The problem is that there are numCities matrix multiplications we have to use. This yields a O(n^4) algorithm and it is too slow for n=350. In fact, n seems to be crafted with this in mind.

The solution is that if you take a look to the matrices, you will see that each element inside the matrix is at most 1, and each row contains at most 2 ones. If you tweak the matrix formula a bit, you can actually do each multiplication in O(n^2) instead of O(n^3). This is very nice and clever...

When I finished coding that optimization I began to have issues. Apparently, my classic matrix exponentiation library might have some seg fault bug that happens when the matrixes are larger than usual. Then I had the other issue that it was timing out, apparently the number of steps is so large that even O( log(numSteps) * numCities ^ 3) is too much.

I thought of the solution for the time out issue when it was too late to code it. It turns out that the product of the numCities matrixes tends to generate very dull matrixes. Containing the same numbers repeated over and over again in the matrix and following some pattern. There is also symmetry in the matrix, so the same row is repeated over and over again, just slided a bit in each new row... I think that you can turn the matrix idea into a vector idea and turn the whole thing O(n^2).

Div1 250: The one with points and crossing

With less than 10 minutes left I open this problem and it turns out to be a bit tough to read. (long).

Ok, so you have at most 50 points. And some segment definitions that connect pairs of the points. You do not know the actual positions of the points. You can remove 0 or more segments. Count the total number of subsets of segments such that it is GUARANTEED that no two segments will ever cross, regardless of the position of the points.

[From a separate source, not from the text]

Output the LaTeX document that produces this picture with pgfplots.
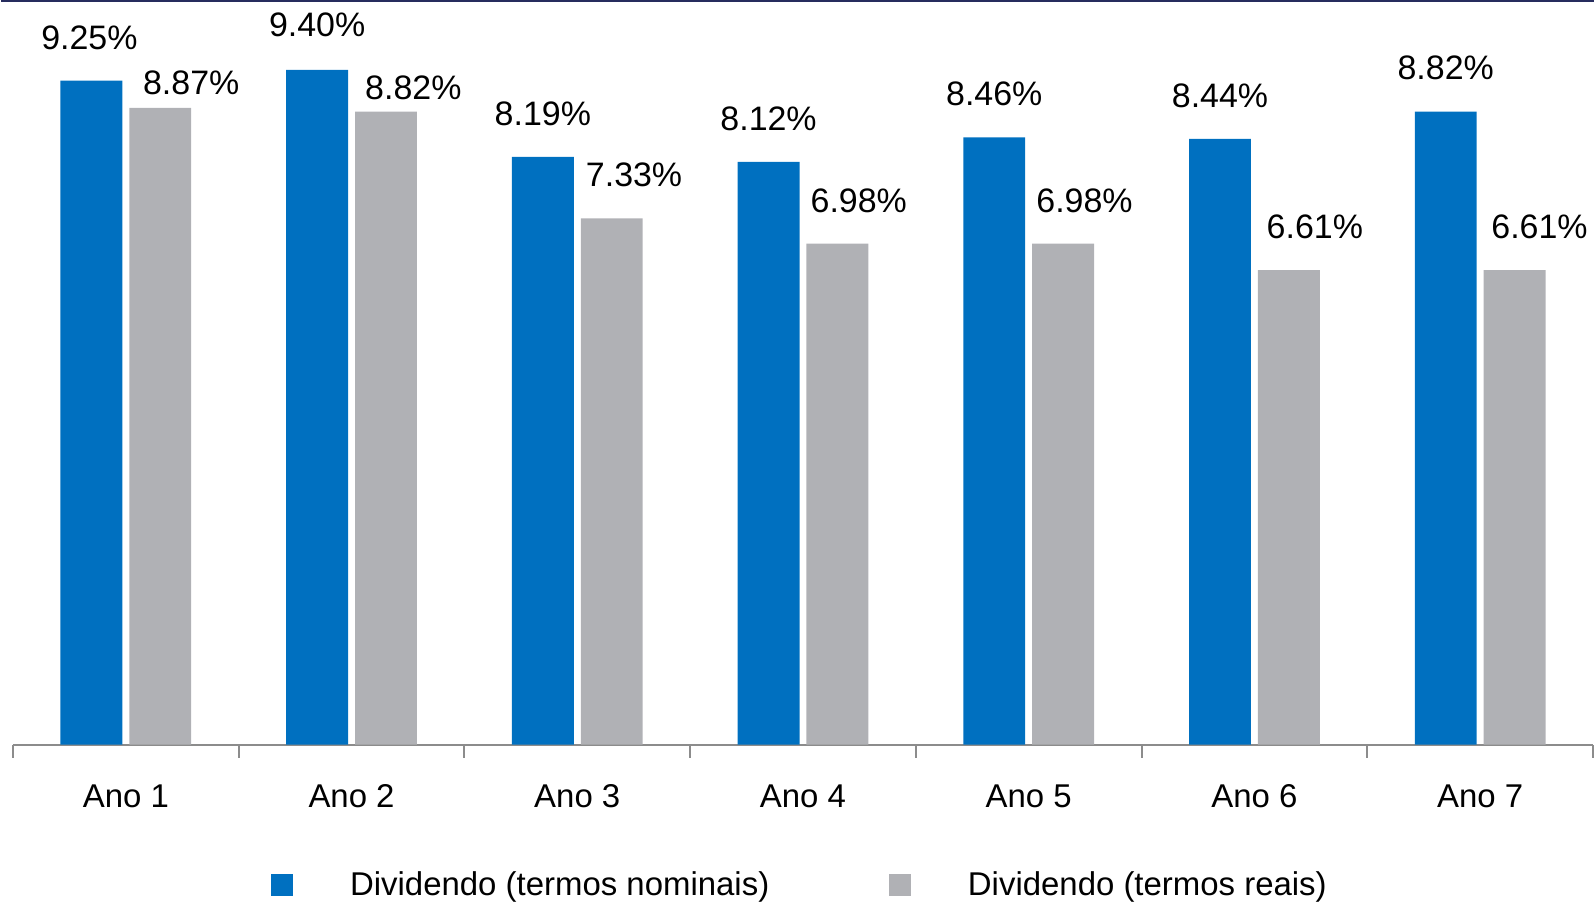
\documentclass[border=0pt]{standalone}
\usepackage{pgfplots}
\pgfplotsset{compat=1.18}
\usepackage{pgfplotstable}
\usepackage{fontspec}
\setmainfont{Liberation Sans}
\definecolor{nomblue}{HTML}{0070C0}
\definecolor{realgray}{HTML}{B0B1B5}
\definecolor{axgray}{HTML}{8C8C8C}
\definecolor{navyline}{HTML}{262C5E}
\newcommand\fsz{\fontsize{16.5}{19}\selectfont}
\newcommand\lsz{\fontsize{17}{20}\selectfont}

\pgfplotstableread{
x y lbl dx dy
1 9.25 9.25 -1 15.8
2 9.40 9.40 0 16.8
3 8.19 8.19 0 15.8
4 8.12 8.12 0 15.8
5 8.46 8.46 0 15.8
6 8.44 8.44 0 15.8
7 8.82 8.82 0 15.8
}\nominal

\pgfplotstableread{
x y lbl dx dy
1 8.87 8.87 15.5 6.6
2 8.82 8.82 13.7 6.1
3 7.33 7.33 11.2 15.8
4 6.98 6.98 10.7 15.8
5 6.98 6.98 10.7 15.8
6 6.61 6.61 13.0 15.8
7 6.61 6.61 12.5 15.8
}\real

\begin{document}
\begin{tikzpicture}
\begin{axis}[
  scale only axis, width=791.5pt, height=372.5pt,
  xmin=0.5, xmax=7.5, ymin=0, ymax=10.36,
  axis x line*=bottom, axis y line=none,
  x axis line style={axgray, line width=1pt},
  xtick={1,2,3,4,5,6,7},
  xticklabels={Ano 1,Ano 2,Ano 3,Ano 4,Ano 5,Ano 6,Ano 7},
  major tick length=0pt,
  minor xtick={0.5,1.5,2.5,3.5,4.5,5.5,6.5,7.5},
  minor tick length=6.5pt,
  tick align=outside,
  minor tick style={axgray, line width=1pt},
  xticklabel style={font=\fsz, inner sep=0pt, yshift=-20pt},
  ybar, bar width=31pt,
  point meta=explicit symbolic,
  nodes near coords={\pgfplotspointmeta\%},
  visualization depends on={\thisrow{dx} \as \dx},
  visualization depends on={\thisrow{dy} \as \dy},
  nodes near coords style={anchor=base, inner sep=0pt, font=\lsz, text=black, xshift=\dx pt, yshift=\dy pt},
  clip=false,
  legend columns=2,
  legend style={at={(0.5,0)}, anchor=center, xshift=-2pt, yshift=-70.5pt,
    draw=none, fill=none, font=\fsz, inner sep=0pt,
    nodes={inner sep=0pt},
    /tikz/every odd column/.append style={column sep=28.5pt},
    /tikz/every even column/.append style={column sep=60pt}},
  legend image code/.code={\fill[#1,draw=none] (0pt,-5.5pt) rectangle (11pt,5.5pt);},
]
\addplot[fill=nomblue, draw=none, bar shift=-17.25pt] table[x=x, y=y, meta=lbl] {\nominal};
\addlegendentry{Dividendo (termos nominais)}
\addplot[fill=realgray, draw=none, bar shift=17.25pt] table[x=x, y=y, meta=lbl] {\real};
\addlegendentry{Dividendo (termos reais)}
\draw[navyline, line width=1pt] ([xshift=-6pt]rel axis cs:0,1) -- ([xshift=0.5pt]rel axis cs:1,1);
\path ([yshift=-80pt]rel axis cs:0,0) -- ([yshift=-80pt]rel axis cs:1,0);
\end{axis}
\end{tikzpicture}
\end{document}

After thinking for a while and looking at the statement images you can make some conclusions:

  • Empty set (no segments at all) is always possible and valid.
  • Whenever there is more than one connected component of segments, it is possible they would cross (take two separated segments and make them cross).
  • When there is only one segment. It is valid.
  • Star patterns are valid. A point that acts as a center and is connected to other points by a segment each.

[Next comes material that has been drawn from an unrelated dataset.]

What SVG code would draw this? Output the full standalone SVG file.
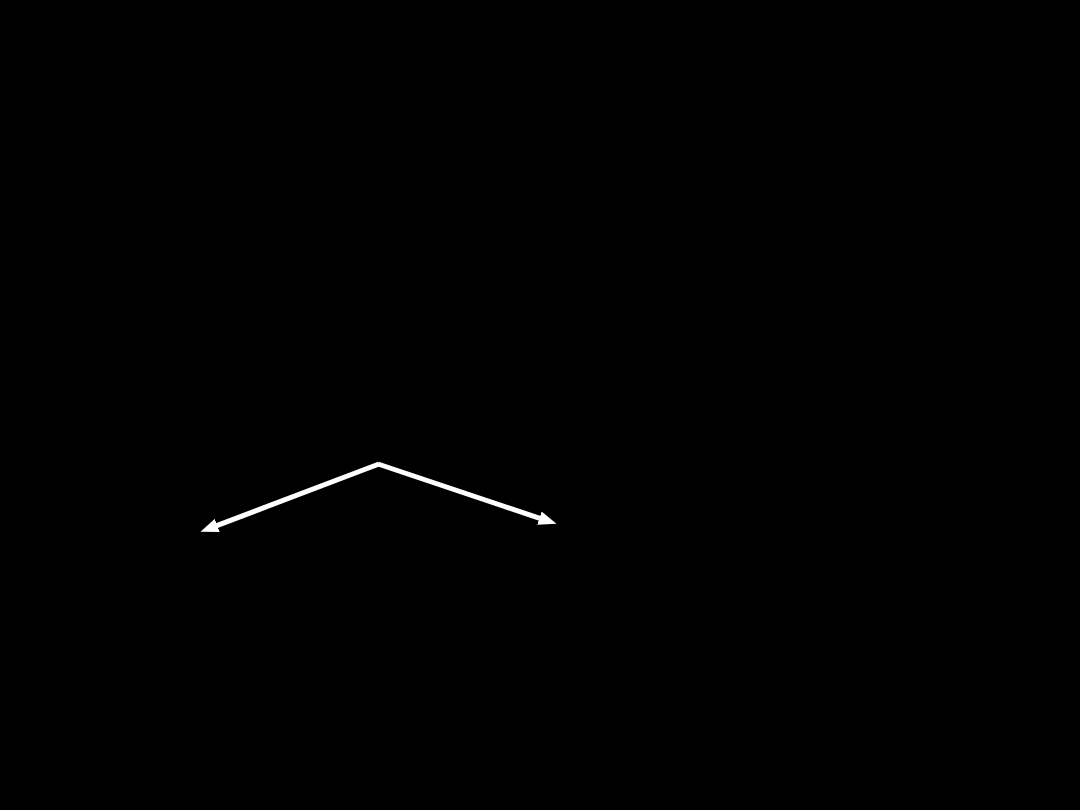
<svg xmlns="http://www.w3.org/2000/svg" width="1080" height="810" viewBox="0 0 1080 810">
<defs>
<style>
.conn{stroke:#ffffff;stroke-width:5;fill:none;stroke-linecap:butt}
</style>
<marker id="ah" markerUnits="userSpaceOnUse" markerWidth="18" markerHeight="14" viewBox="0 0 18 14" refX="0.5" refY="7" orient="auto">
<path d="M0,0 L18,7 L0,14 Z" fill="#ffffff"/>
</marker>
</defs>
<rect x="0" y="0" width="1080" height="810" fill="#000000"/>
<g id="connectors">
<line class="conn" x1="379" y1="464" x2="216.8" y2="525.6" marker-end="url(#ah)"/>
<line class="conn" x1="378" y1="464" x2="539.9" y2="518.3" marker-end="url(#ah)"/>
</g>
</svg>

We can count the pattenrs (single segment, star) that can be made using only the input segments. It is easy to count the segments. The stars are a bit harder: Pick a center point, then count the number of points that are initially connected with that center, each combination (use the binomial) of 2 or more points connected to it can make a star pattern.

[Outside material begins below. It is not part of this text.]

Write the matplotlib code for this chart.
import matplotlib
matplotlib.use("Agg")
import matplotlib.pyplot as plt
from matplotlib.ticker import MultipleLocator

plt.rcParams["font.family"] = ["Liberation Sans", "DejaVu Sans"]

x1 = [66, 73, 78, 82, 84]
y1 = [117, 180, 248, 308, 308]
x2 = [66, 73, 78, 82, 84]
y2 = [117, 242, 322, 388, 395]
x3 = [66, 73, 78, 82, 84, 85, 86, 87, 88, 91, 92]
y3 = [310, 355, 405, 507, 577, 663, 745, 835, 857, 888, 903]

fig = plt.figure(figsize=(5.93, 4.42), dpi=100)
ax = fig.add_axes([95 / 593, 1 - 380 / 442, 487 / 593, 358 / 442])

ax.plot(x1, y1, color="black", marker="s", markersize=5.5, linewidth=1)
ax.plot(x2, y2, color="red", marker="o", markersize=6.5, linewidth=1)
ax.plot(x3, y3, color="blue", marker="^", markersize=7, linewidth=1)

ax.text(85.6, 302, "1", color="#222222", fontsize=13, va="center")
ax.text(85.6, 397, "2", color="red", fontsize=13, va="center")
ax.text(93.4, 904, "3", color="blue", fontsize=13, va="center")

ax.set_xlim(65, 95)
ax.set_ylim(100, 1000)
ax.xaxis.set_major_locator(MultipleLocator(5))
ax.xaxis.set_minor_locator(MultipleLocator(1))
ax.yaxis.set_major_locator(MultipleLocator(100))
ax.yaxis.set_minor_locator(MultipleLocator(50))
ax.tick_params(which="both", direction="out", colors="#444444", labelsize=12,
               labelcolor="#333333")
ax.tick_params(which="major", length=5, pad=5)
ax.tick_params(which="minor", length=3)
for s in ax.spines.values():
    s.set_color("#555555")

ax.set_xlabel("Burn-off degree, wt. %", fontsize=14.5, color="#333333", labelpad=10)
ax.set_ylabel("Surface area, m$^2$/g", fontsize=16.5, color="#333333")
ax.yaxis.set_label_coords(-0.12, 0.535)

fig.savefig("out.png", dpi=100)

I coded that stuff and had a bit of debug issues (again). Some seg faults and stuff that I could only fix after the end of the coding phase. That is when I noticed that the logic was failing the last test case...

It turns out that I forgot of yet another valid pattern: A single polygon of exactly three connected points (A triangle, a cycle of 3, etc). It is impossible to cross this pattern too. So you also pick the number of triples in whcih each pair is connected. This fixes the issue, you pass system tests and all is good

long long countDesigns(int numCheckpoints, vector <int> checkpoint1, vector <int> checkpoint2) 
{
int n = numCheckpoints;

// make an adjacency matrix. The original input format is a bit hazardous:
bool con[n][n] ;
memset(con, 0, sizeof(con));
for (int i=0; i<checkpoint1.size(); i++) {
con[ checkpoint1[i] -1][ checkpoint2[i] -1] = true;
con[ checkpoint2[i] -1][ checkpoint1[i] -1] = true;
}
// Pascal triangle to generate the binomials we will need:
long long C[50][50];
memset(C, 0, sizeof(C));
for (int i=0; i<50; i++) {
C[i][0] = 1;
for (int j=1; j<=i; j++) {
C[i][j] = C[i-1][j] + C[i-1][j-1];
}
}

long long res = 1 + checkpoint1.size(); // the empty set + the number of segments
// all are valid

// Count stars with center i:
for (int i=0; i<n; i++) {
int x = 0;
for (int j= 0; j < n ; j++) {
if (con[i][j]) {
x++;
}
}
for (int y = 2; y <= x; y++) {
res += C[x][y];
}
}
// Count triangles:
for (int i=0; i<n; i++) {
for (int j=i+1; j<n; j++) {
for (int k=j+1; k<n; k++) {
if (con[i][j] && con[j][k] && con[i][k]) {
res++;
}
}
}
}
return res;

}

Conclusion

The problems were good and interesting. My rating will suffer. Any comments?